Toutes ses pensées vont vers elle. Et pourtant, il
s’entête. De son côté, Ksénia
espère toujours qu’il reviendra, qu’il
comprendra qu’ils ne peuvent pas vivre l’un
sans l’autre. Qu’il changera d’avis et
finira par l’épouser.
Pourtant la jeune fille sent qu’elle doit couper les
ponts définitivement. Cette situation ne peut pas
durer. Alors elle décide de partir, d’aller
à Moscou où une partie de sa famille est installée.
Elle va reprendre sa vie à zéro. Dans l’aéroport,
en embrassant ses parents, elle espère encore que
Sacha l’empêchera de partir. Mais, seul dans
sa chambre, il reste persuadé que rien ne pourra
la retenir.
Après le temps des regrets
Le temps s’est arrêté. Ksénia
est partie. Plus rien n’a d’importance. Sacha
accumule les conquêtes et ne pense qu’à
elle. Elle a quitté Magadan depuis deux ans et il
l’aime comme au premier jour. Il devient fou lorsqu’il
apprend qu’elle s'est mariée, qu’elle
est heureuse. Mais pourquoi a-t-il été aussi
stupide, aussi égoïste, aussi immature ? Pourquoi
est-ce seulement maintenant qu’il réalise qu'il
est prêt à tout pour cette femme ? Quelle fierté
ridicule l’a poussé à refuser ce mariage
! Elle est tout pour lui, il le sait maintenant. Mais c’est
trop tard. Est-ce vraiment trop tard ? Elle a tout ce qu’elle
désire à Moscou, il le sait. Mais ce bonheur
affiché est-il sincère ?
Aujourd’hui Sacha a 26 ans. Il a mûri et sa
décision est prise. Il doit aller à Moscou.
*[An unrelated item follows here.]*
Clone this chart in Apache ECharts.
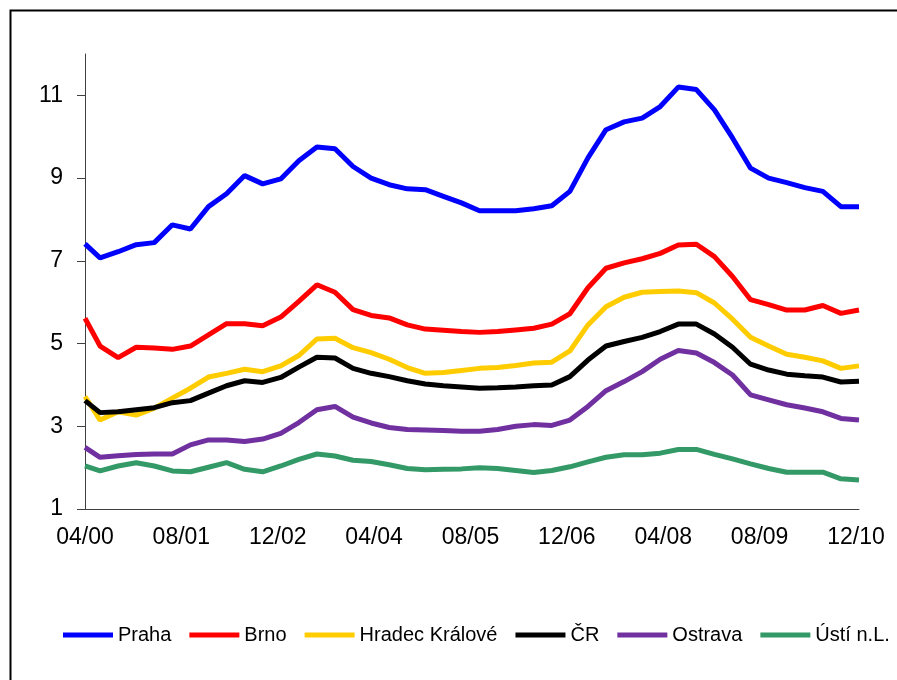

Il ne veut pas faire de mal à Ksénia, ni détruire
ce qu’elle a construit avec un autre homme, par sa
faute. Il veut juste savoir si elle est vraiment heureuse.
Et peut-être lui montrer qu’il est capable de
lui offrir la vie qu’elle veut, de l’aimer comme
elle le mérite, si elle le souhaite.
À l’aéroport de Magadan, Olga et Andreï
serrent Sacha sur leur cœur. « Fais attention
à toi, sois prudent. Et bonne chance. »
Ils restent là un long moment à regarder l’avion
s’envoler. Sacha est parti. Sacha a choisi.